Not super familiar with SSI but use CSVDYLPA. Lots of options, but I can tell 
you yes, potentially a module added with CSVDYLPA can survive the termination 
of the issuer of the macro.

Charles


-----Original Message-----
From: IBM Mainframe Discussion List [mailto:IBM-MAIN@LISTSERV.UA.EDU] On Behalf 
Of John McKown
Sent: Wednesday, November 29, 2017 8:51 AM
To: IBM-MAIN@LISTSERV.UA.EDU
Subject: CSVDYLPA ADD question.

I'm looking at  example #1 here:
https://www.ibm.com/support/knowledgecenter/en/SSLTBW_2.3.0/com.ibm.zos.v2r3.ieaa100/iea3a1_Description18.htm#dylpaxm

What I'm thinking of is in regards to a subsystem (SSI) initialization which 
occurs after IPL (i.e. not via the IEFSSNnn member of PARMLIB). The above seems 
like a decent way to add the required code from a "steplib"
into the running LPA so that it is usable, even if the initialization address 
space terminates for some reason. The basic logic that I'm looking at is to do 
something like (really stripped down):

1) Determine if the subsystem is already running & terminate if so.
2) Determine if the required module(s) are already in LPA & if not load them as 
above.
3) Determine if the subsystem is defined & if not then use IEFSS* macros to 
define it.
4) Set up the subsystem (IEFSS* macros) and continue.

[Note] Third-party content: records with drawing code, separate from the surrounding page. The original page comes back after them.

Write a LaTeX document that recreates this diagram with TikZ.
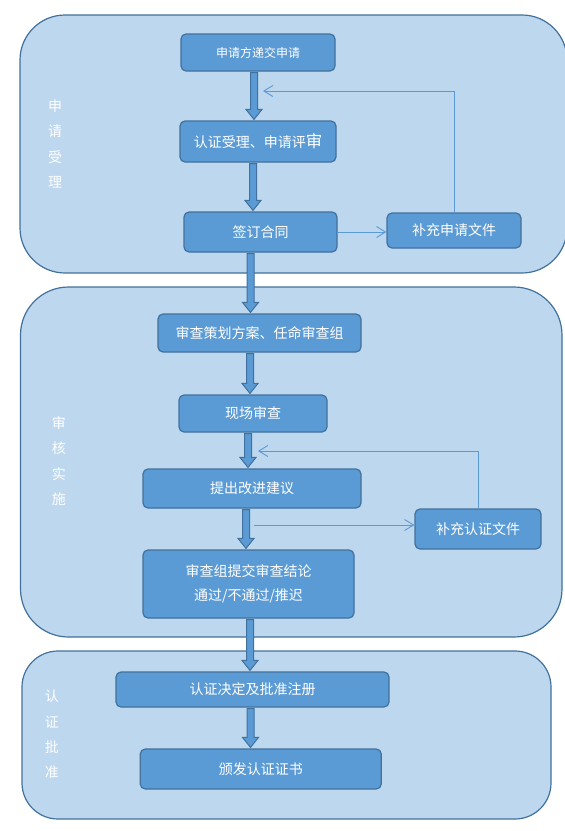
\documentclass[tikz,border=0pt]{standalone}
\usepackage{fontspec}
\newfontfamily\cjk{Noto Sans CJK SC}
\usetikzlibrary{arrows.meta,calc}
\definecolor{panelfill}{HTML}{BDD7EE}
\definecolor{panelline}{HTML}{41719C}
\definecolor{boxfill}{HTML}{5B9BD5}
\definecolor{fbcolor}{HTML}{5B9BD5}
\newcommand\fatarrow[3]{%
  \path[fatarr] let \p1=(#1.south), \p2=(#2.north) in
    (#3pt-3.5pt,\y1-1pt) -- (#3pt+3.5pt,\y1-1pt) -- (#3pt+3.5pt,\y2+11pt) --
    (#3pt+8pt,\y2+11pt) -- (#3pt,\y2+1pt) -- (#3pt-8pt,\y2+11pt) --
    (#3pt-3.5pt,\y2+11pt) -- cycle;}
\begin{document}
\begin{tikzpicture}[x=1pt,y=-1pt,
  panel/.style={draw=panelline, fill=panelfill, line width=1.2pt},
  stepbox/.style={draw=panelline, fill=boxfill, line width=1.2pt, rounded corners=5pt,
    text=white, font=\cjk\fontsize{14}{17}\selectfont, inner sep=0pt, align=center},
  fatarr/.style={draw=panelline, fill=boxfill, line width=1pt, line join=miter},
  fbline/.style={draw=fbcolor, line width=0.9pt, -{Straight Barb[length=9pt,width=11pt]}},
  sidelabel/.style={text=white, font=\cjk\fontsize{14}{25.3}\selectfont, align=center, inner sep=0pt}]
\useasboundingbox (0,0) rectangle (565,831);
\begin{scope}
\clip (0,0) rectangle (565,831);
\path[panel, rounded corners=45pt] (20,15) rectangle (567,273);
\path[panel, rounded corners=48pt] (20.5,287) rectangle (562,637);
\path[panel, rounded corners=36pt] (22,651) rectangle (551,819);
\end{scope}

\node[sidelabel] (l1) at (55,144) {申\\请\\受\\理};
\node[sidelabel] (l2) at (59,461) {审\\核\\实\\施};
\node[sidelabel] (l3) at (52,734.5) {认\\证\\批\\准};

\node[stepbox, minimum width=154pt, minimum height=37pt, font=\cjk\fontsize{12}{14}\selectfont] (b1) at (258,52.5) {申请方递交申请};
\node[stepbox, minimum width=156pt, minimum height=41pt] (b2) at (258,141.5) {认证受理、申请评{\fontsize{16.5}{17}\selectfont 审}};
\node[stepbox, minimum width=153pt, minimum height=40pt] (b3) at (260.5,232) {签订合同};
\node[stepbox, minimum width=134pt, minimum height=35pt] (b4) at (454,230.5) {补充申请文件};
\node[stepbox, minimum width=203pt, minimum height=38pt] (b5) at (259.5,333) {审查策划方案、任命审查组};
\node[stepbox, minimum width=148pt, minimum height=37pt] (b6) at (253,413.5) {现场审查};
\node[stepbox, minimum width=218pt, minimum height=39pt] (b7) at (252,488.5) {提出改进建议};
\node[stepbox, minimum width=126pt, minimum height=40pt] (b8) at (478,529) {补充认证文件};
\node[stepbox, minimum width=211pt, minimum height=68pt, font=\cjk\fontsize{14}{24.6}\selectfont] (b9) at (248.5,584) {审查组提交审查结论\\通过/不通过/推迟};
\node[stepbox, minimum width=273pt, minimum height=35pt] (b10) at (252.5,689.5) {认证决定及批准注册};
\node[stepbox, minimum width=241pt, minimum height=40pt] (b11) at (260.75,769) {颁发认证证书};

\fatarrow{b1}{b2}{254}
\fatarrow{b2}{b3}{253}
\fatarrow{b3}{b5}{250.5}
\fatarrow{b5}{b6}{250}
\fatarrow{b6}{b7}{248}
\fatarrow{b7}{b9}{246}
\fatarrow{b9}{b10}{250}
\fatarrow{b10}{b11}{250.5}

\coordinate (fb1) at (263,91);
\coordinate (fb2) at (258,451);
\coordinate (fs2) at (254,525);
\draw[fbline] (b4.north) |- (fb1);
\draw[fbline] (b8.north) |- (fb2);
\draw[fbline] (b3.east) -- (b3.east -| b4.west);
\draw[fbline] (fs2) -- (fs2 -| b8.west);
\end{tikzpicture}
\end{document}
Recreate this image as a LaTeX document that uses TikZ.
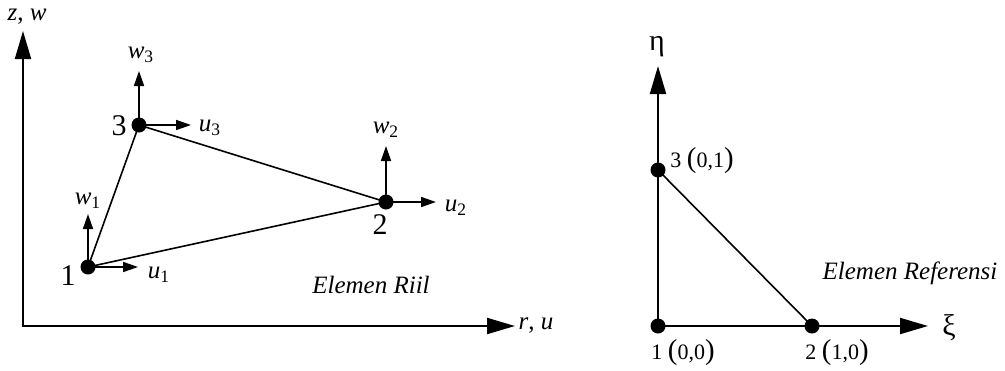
\documentclass[tikz,border=0pt]{standalone}
\usepackage{fontspec}
\setmainfont{Liberation Serif}
\usepackage{tikz}
\usetikzlibrary{arrows.meta,positioning}
\newcommand{\vsub}[2]{\textit{#1}\textsubscript{#2}}
\newcommand{\kurung}[1]{{\Large(}#1{\Large)}}

\begin{document}
\begin{tikzpicture}[x=0.5pt, y=-0.5pt,
  titik/.style={circle, fill=black, inner sep=0pt, minimum size=7.5pt},
  sumbu/.style={line width=1pt, -{Triangle[length=14pt, width=8pt]}},
  panah/.style={line width=0.8pt, -{Triangle[length=7.5pt, width=5pt]}},
  sisi/.style={line width=0.8pt},
  teks/.style={inner sep=0pt, font=\fontsize{12.5}{15}\selectfont},
  nomor/.style={inner sep=0pt, font=\fontsize{15}{18}\selectfont},
  kecil/.style={inner sep=0pt, font=\fontsize{12.5}{15}\selectfont},
  koord/.style={inner sep=0pt, font=\fontsize{11}{13}\selectfont}
]
\useasboundingbox (0,0) rectangle (1005,370);
% elemen riil
\coordinate (o) at (23,326);
\coordinate (zt) at (23,31);
\coordinate (rt) at (515,326);
\draw[sumbu, {Triangle[length=14pt, width=8pt]}-{Triangle[length=14pt, width=8pt]}]
  (zt) -- (o) -- (rt);
\node[teks] (lzw) at (27,17) {\textit{z}, \textit{w}};
\node[teks] (lru) at (536,326) {\textit{r}, \textit{u}};
\node[titik] (n1) at (88,267) {};
\node[titik] (n2) at (386,202) {};
\node[titik] (n3) at (139,125) {};
\draw[sisi] (n1.center) -- (n2.center) -- (n3.center) -- cycle;
\coordinate (u1) at (138,267);
\coordinate (w1) at (88,214);
\coordinate (u2) at (436,202);
\coordinate (w2) at (386,146);
\coordinate (u3) at (191,125);
\coordinate (w3) at (139,71);
\draw[panah] (n1.center) -- (u1);
\draw[panah] (n1.center) -- (w1);
\draw[panah] (n2.center) -- (u2);
\draw[panah] (n2.center) -- (w2);
\draw[panah] (n3.center) -- (u3);
\draw[panah] (n3.center) -- (w3);
\node[kecil] (lu1) at (159,275) {\vsub{u}{1}};
\node[kecil] (lw1) at (88,201) {\vsub{w}{1}};
\node[kecil] (lu2) at (456,208) {\vsub{u}{2}};
\node[kecil] (lw2) at (386,130) {\vsub{w}{2}};
\node[kecil] (lu3) at (210,128) {\vsub{u}{3}};
\node[kecil] (lw3) at (141,55) {\vsub{w}{3}};
\node[nomor] (l1) at (68,276) {1};
\node[nomor] (l2) at (380,225) {2};
\node[nomor] (l3) at (119,126) {3};
\node[teks] (riil) at (371,285) {\textit{Elemen Riil}};
% elemen referensi
\node[titik] (r1) at (658,326) {};
\node[titik] (r2) at (812,326) {};
\node[titik] (r3) at (658,170) {};
\coordinate (eta) at (658,66);
\coordinate (xi) at (928,326);
\draw[sumbu] (r1.center) -- (eta);
\draw[sumbu] (r1.center) -- (xi);
\draw[sisi] (r3.center) -- (r2.center);
\node[nomor] (leta) at (657,47) {η};
\node[nomor] (lxi) at (949,328) {ξ};
\node[koord, anchor=west] (lr3) at (670,161) {3 \kurung{0,1}};
\node[koord] (lr1) at (683,353) {1 \kurung{0,0}};
\node[koord] (lr2) at (837,353) {2 \kurung{1,0}};
\node[teks] (ref) at (910,273) {\textit{Elemen Referensi}};
\end{tikzpicture}
\end{document}
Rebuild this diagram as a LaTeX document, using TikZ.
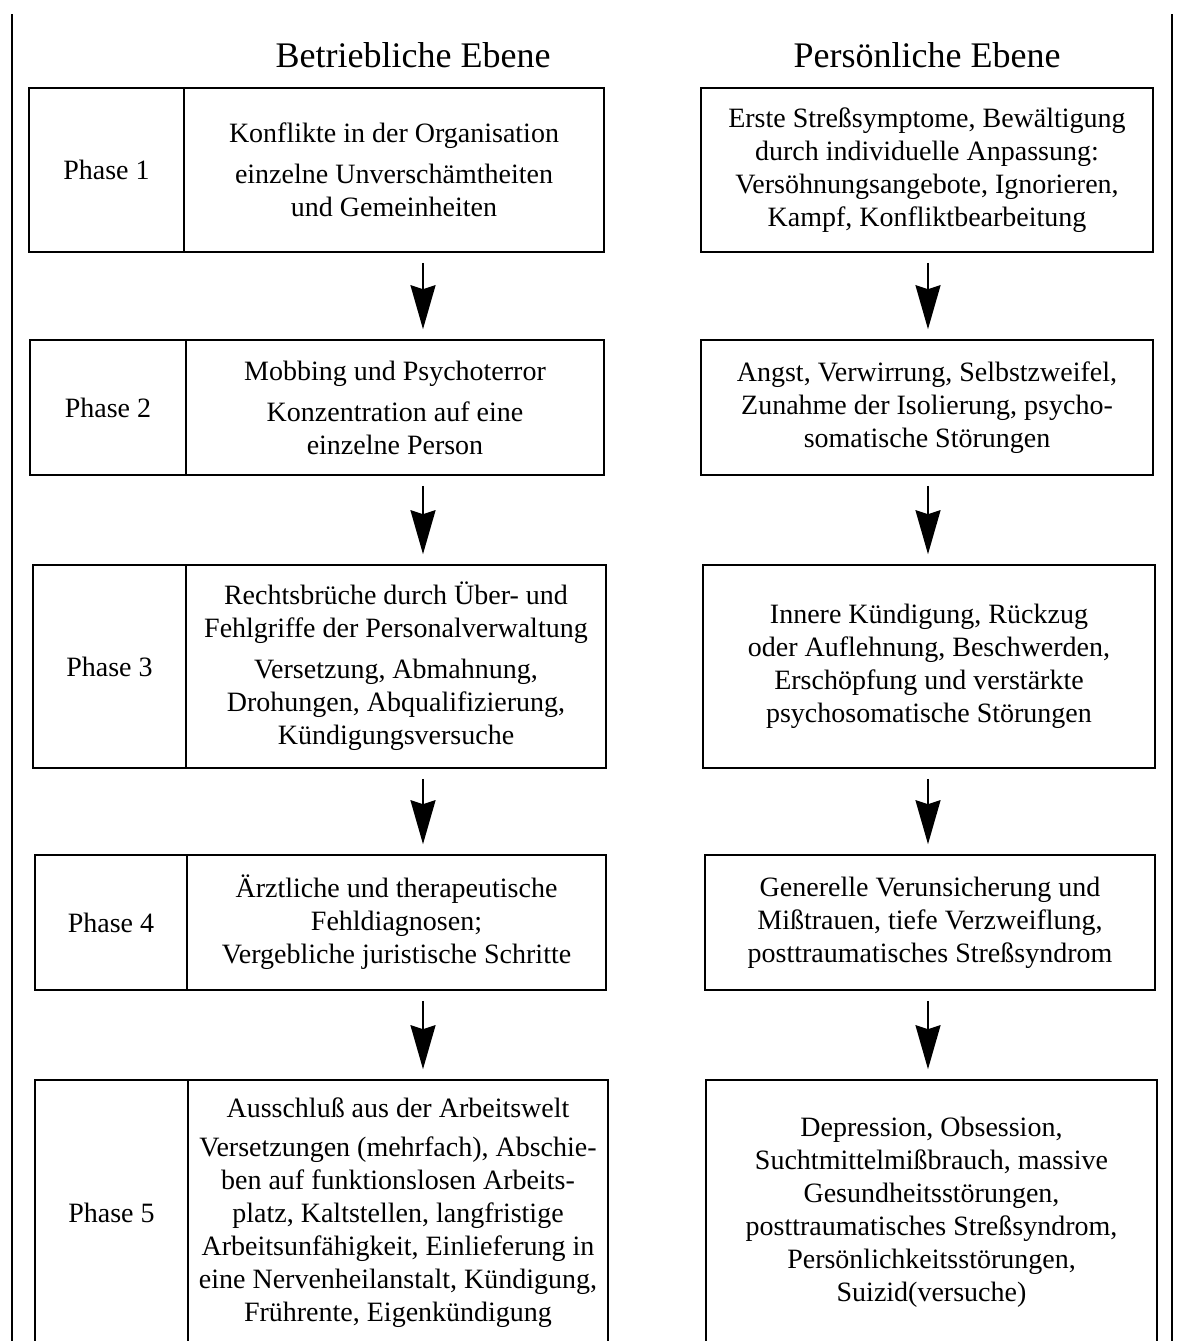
\documentclass[tikz,border=0pt]{standalone}
\usepackage{fontspec}
\setmainfont{Liberation Serif}
\usetikzlibrary{arrows.meta}
\begin{document}
\begin{tikzpicture}[x=1pt,y=-1pt,
  box/.style={draw, line width=1.6pt, inner sep=0pt, align=center,
    font=\fontsize{28}{33}\selectfont},
  headline/.style={font=\fontsize{36}{40}\selectfont},
  frame/.style={line width=2pt},
  flow/.style={line width=2pt, shorten <=10pt, shorten >=10pt,
    -{Stealth[width=25pt,length=44pt,inset=4pt]}}]
\clip (0,0) rectangle (1181,1341);
\fill[white] (0,0) rectangle (1181,1341);
% page frame lines
\draw[frame] (12,14) -- (12,1360);
\draw[frame] (1172,14) -- (1172,1360);
% headings
\node[headline] (hl) at (413,55) {Betriebliche Ebene};
\node[headline] (hr) at (927,55) {Persönliche Ebene};
% arrow axes
\coordinate (axl) at (423,0);
\coordinate (axr) at (928,0);
% Row 1
\node[box, minimum width=155pt, minimum height=164pt] (ph1) at (106.5,170) {Phase 1};
\node[box, minimum width=420pt, minimum height=164pt] (b1) at (394,170)
  {Konflikte in der Organisation\\[8pt] einzelne Unverschämtheiten\\ und Gemeinheiten};
\node[box, minimum width=452pt, minimum height=164pt] (p1) at (927,170)
  {Erste Streßsymptome, Bewältigung\\ durch individuelle Anpassung:\\ Versöhnungsangebote, Ignorieren,\\ Kampf, Konfliktbearbeitung};
% Row 2
\node[box, minimum width=156pt, minimum height=135pt] (ph2) at (108,407.5) {Phase 2};
\node[box, minimum width=418pt, minimum height=135pt] (b2) at (395,407.5)
  {Mobbing und Psychoterror\\[8pt] Konzentration auf eine\\ einzelne Person};
\node[box, minimum width=452pt, minimum height=135pt] (p2) at (927,407.5)
  {Angst, Verwirrung, Selbstzweifel,\\ Zunahme der Isolierung, psycho-\\ somatische Störungen};
% Row 3
\node[box, minimum width=153pt, minimum height=203pt] (ph3) at (109.5,666.5) {Phase 3};
\node[box, minimum width=420pt, minimum height=203pt] (b3) at (396,666.5)
  {Rechtsbrüche durch Über- und\\ Fehlgriffe der Personalverwaltung\\[8pt] Versetzung, Abmahnung,\\ Drohungen, Abqualifizierung,\\ Kündigungsversuche};
\node[box, minimum width=452pt, minimum height=203pt] (p3) at (929,666.5)
  {Innere Kündigung, Rückzug\\ oder Auflehnung, Beschwerden,\\ Erschöpfung und verstärkte\\ psychosomatische Störungen};
% Row 4
\node[box, minimum width=152pt, minimum height=135pt] (ph4) at (111,922.5) {Phase 4};
\node[box, minimum width=419pt, minimum height=135pt] (b4) at (396.5,922.5)
  {Ärztliche und therapeutische\\ Fehldiagnosen;\\ Vergebliche juristische Schritte};
\node[box, minimum width=450pt, minimum height=135pt] (p4) at (930,922.5)
  {Generelle Verunsicherung und\\ Mißtrauen, tiefe Verzweiflung,\\ posttraumatisches Streßsyndrom};
% Row 5
\node[box, minimum width=153pt, minimum height=265pt] (ph5) at (111.5,1212.5) {Phase 5};
\node[box, minimum width=420pt, minimum height=265pt] (b5) at (398,1212.5)
  {Ausschluß aus der Arbeitswelt\\[6pt] Versetzungen (mehrfach), Abschie-\\ ben auf funktionslosen Arbeits-\\ platz, Kaltstellen, langfristige\\ Arbeitsunfähigkeit, Einlieferung in\\ eine Nervenheilanstalt, Kündigung,\\ Frührente, Eigenkündigung};
\node[box, minimum width=451pt, minimum height=265pt] (p5) at (931.5,1212.5)
  {Depression, Obsession,\\ Suchtmittelmißbrauch, massive\\ Gesundheitsstörungen,\\ posttraumatisches Streßsyndrom,\\ Persönlichkeitsstörungen,\\ Suizid(versuche)};
% arrows
\draw[flow] (b1.south -| axl) -- (b2.north -| axl);
\draw[flow] (b2.south -| axl) -- (b3.north -| axl);
\draw[flow] (b3.south -| axl) -- (b4.north -| axl);
\draw[flow] (b4.south -| axl) -- (b5.north -| axl);
\draw[flow] (p1.south -| axr) -- (p2.north -| axr);
\draw[flow] (p2.south -| axr) -- (p3.north -| axr);
\draw[flow] (p3.south -| axr) -- (p4.north -| axr);
\draw[flow] (p4.south -| axr) -- (p5.north -| axr);
\end{tikzpicture}
\end{document}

Now, my question is "Will the module added with the CSVDYLPA continue to be 
valid even if the initialization address space terminates?". The documentation 
doesn't indicate that it will "go away", so I am hoping that it continues to be 
usable even if the address space terminates. But I am somewhat concerned due to 
the fact that in a Share presentation on the SSI it had a strong emphasis that 
"LOADTOGLOBAL" should only be used on the IEFSSVT macro if one can be certain 
that the address space will _never_ terminate.

I'm guessing that LOADTOGLOBAL literally means "LOAD GLOBAL=YES,EOM=YES" is 
specified within the IEFSSVT processing. Which, of course, makes me wonder why 
it doesn't do a CSVDYLPA to load the module into CSA instead.

--
I have a theory that it's impossible to prove anything, but I can't prove it.